The best way to teach kids about saving money is when they are young.
I grew up in a humble home. Most often than not, we only receive new toys during Christmastime, or sometimes on our birthdays. At an early age, my siblings and I learned to limit our wants and be satisfied with simple things. We only get enough for our school allowance and if we want to buy something we have to save it so we can buy the things that we want. I know how frustrating it is when I was in that position where I cannot understand why my classmates have cute pencil cases (I know, shallow) and I don’t. I can only satisfy myself by buying colorful and nice smelling erasers outside our school. It’s cheap and really cute! We started getting hold of nicer things when our Ate and Kuya finished their education and helped my parents with the home expenses.
Even before that I realized the hardship my parents were going through and learned to save my allowance so I can buy the non-textbook reading materials in high school. It also helped that I learned a few sidelines here and there during summer.
Now that I’m a mother, I wanted to teach my kid about saving money as early as now. I know that as a parent, we can’t help but sometimes spoil our kids. My husband does that to our child so I’m the spoil sport in our family who tries to reign in his tendencies to give everything to the little girl. It is nice that we can afford to spoil her with toys once in a while but we can never be sure in the future. It’s better to show her as early as now that she can’t have everything. That she can look and sometimes touch the toys in the toy store but it doesn’t mean that she can keep it and bring it home with her.
One perfect example of teaching kids about money was our recent trip to the bookstore. I was waiting in line to pay for the photo paper I was buying when Una saw a paint set. When she tried to give it to me so we can pay for it, I told her to put it back because we don’t have money to pay for it (even if we do at that time) and she already have crayons at home. It was a bit difficult convincing her to do so but she gets the point and returned the paint set.

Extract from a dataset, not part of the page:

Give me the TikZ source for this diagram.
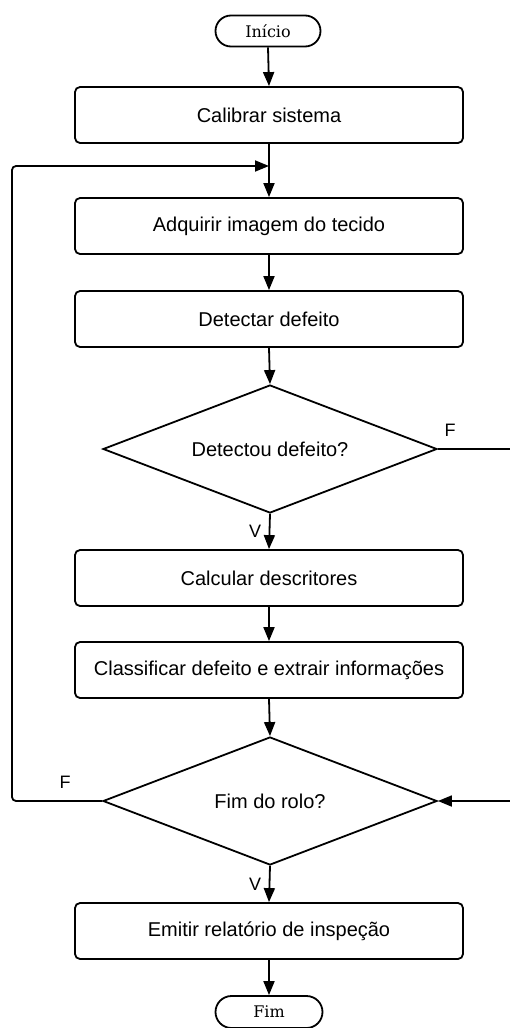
\documentclass[tikz,border=0pt]{standalone}
\usepackage{fontspec}
\newfontfamily\flowsans{Liberation Sans}
\newfontfamily\flowserif{DejaVu Serif}
\usetikzlibrary{shapes.geometric,shapes.misc,arrows.meta}
\begin{document}
\begin{tikzpicture}[x=1pt,y=-1pt,
  line width=1.8pt,
  flow/.style={-{Triangle[length=14pt,width=11pt]}},
  stepbox/.style={draw, rectangle, rounded corners=5pt, minimum width=388pt,
    minimum height=56pt, inner sep=0pt, font=\flowsans\fontsize{20}{24}\selectfont},
  terminal/.style={draw, rounded rectangle, minimum width=105pt, minimum height=31pt,
    inner sep=0pt, font=\flowserif\fontsize{16}{20}\selectfont},
  decision/.style={draw, diamond, aspect=2.6, minimum width=334pt, minimum height=128pt,
    inner sep=0pt, font=\flowsans\fontsize{20}{24}\selectfont},
  lbl/.style={font=\flowsans\fontsize{18}{22}\selectfont, inner sep=0pt}]
\useasboundingbox (0,0) rectangle (509,1028);

% main column
\node[terminal] (start) at (268,31) {Início};
\node[stepbox] (calib) at (269,115) {Calibrar sistema};
\node[stepbox] (adq)   at (269,226) {Adquirir imagem do tecido};
\node[stepbox] (det)   at (269,319) {Detectar defeito};
\node[decision] (dec1) at (270,449) {Detectou defeito?};
\node[stepbox] (calc)  at (269,578) {Calcular descritores};
\node[stepbox] (cls)   at (269,670) {Classificar defeito e extrair informações};
\node[decision] (dec2) at (270,801) {Fim do rolo?};
\node[stepbox] (emit)  at (269,931) {Emitir relatório de inspeção};
\node[terminal, minimum width=107pt, minimum height=32pt] (end) at (269,1012) {Fim};

% branch labels
\node[lbl] (f1) at (450,430) {F};
\node[lbl] (v1) at (255,531) {V};
\node[lbl] (f2) at (65,782) {F};
\node[lbl] (v2) at (255,884) {V};

% loop helper points
\coordinate (join) at (269,166);
\coordinate (loopB) at (12,801);
\coordinate (loopT) at (12,166);
\coordinate (rtop) at (535,449);
\coordinate (rbot) at (535,801);

% straight connectors
\draw[flow] (start.south) -- (calib.north);
\draw[flow] (calib.south) -- (adq.north);
\draw[flow] (adq.south) -- (det.north);
\draw[flow] (det.south) -- (dec1.north);
\draw[flow] (dec1.south) -- (calc.north);
\draw[flow] (calc.south) -- (cls.north);
\draw[flow] (cls.south) -- (dec2.north);
\draw[flow] (dec2.south) -- (emit.north);
\draw[flow] (emit.south) -- (end.north);

% "F" of the end-of-roll test: back to image acquisition
\draw[flow, rounded corners=4pt] (dec2.west) -- (loopB) -- (loopT) -- (join);

% "F" of the defect test: bypass to the end-of-roll test
\draw[flow] (dec1.east) -- (rtop) -- (rbot) -- (dec2.east);
\end{tikzpicture}
\end{document}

As for introducing her to saving money, it was a bit easier this time. I have a habit of putting loose change to a donation coin back in cashier stations. Una saw it one time and insisted that she do that every time. Sometimes she would ask for a coin so she can drop it at the donation box. She knew that once she put it there, she can never have it back (or in the case of her personal coin back, she’ll have it later on, but we’re not telling her that yet). The idea is storing the coins in the coin back and forgetting about it. So when I bought her a Mickey Mouse shaped coin bank recently she was excited to put all the coins that she could find in there. We even practiced her counting skills while she was inserting the coins in the coin bank and even asked me for more once she’s done.
Now here comes the tricky part: explaining to your kid about the saved money. As for me, I’ll cross that bridge when I get there. The important thing is the idea of keeping/storing/saving the money for safekeeping is ingrained in their young minds. I’m sure it would be an exciting day for her when it’s time to “break the piggy bank” or in our case, open the coil slot sealed with duct tape. It would be like opening presents!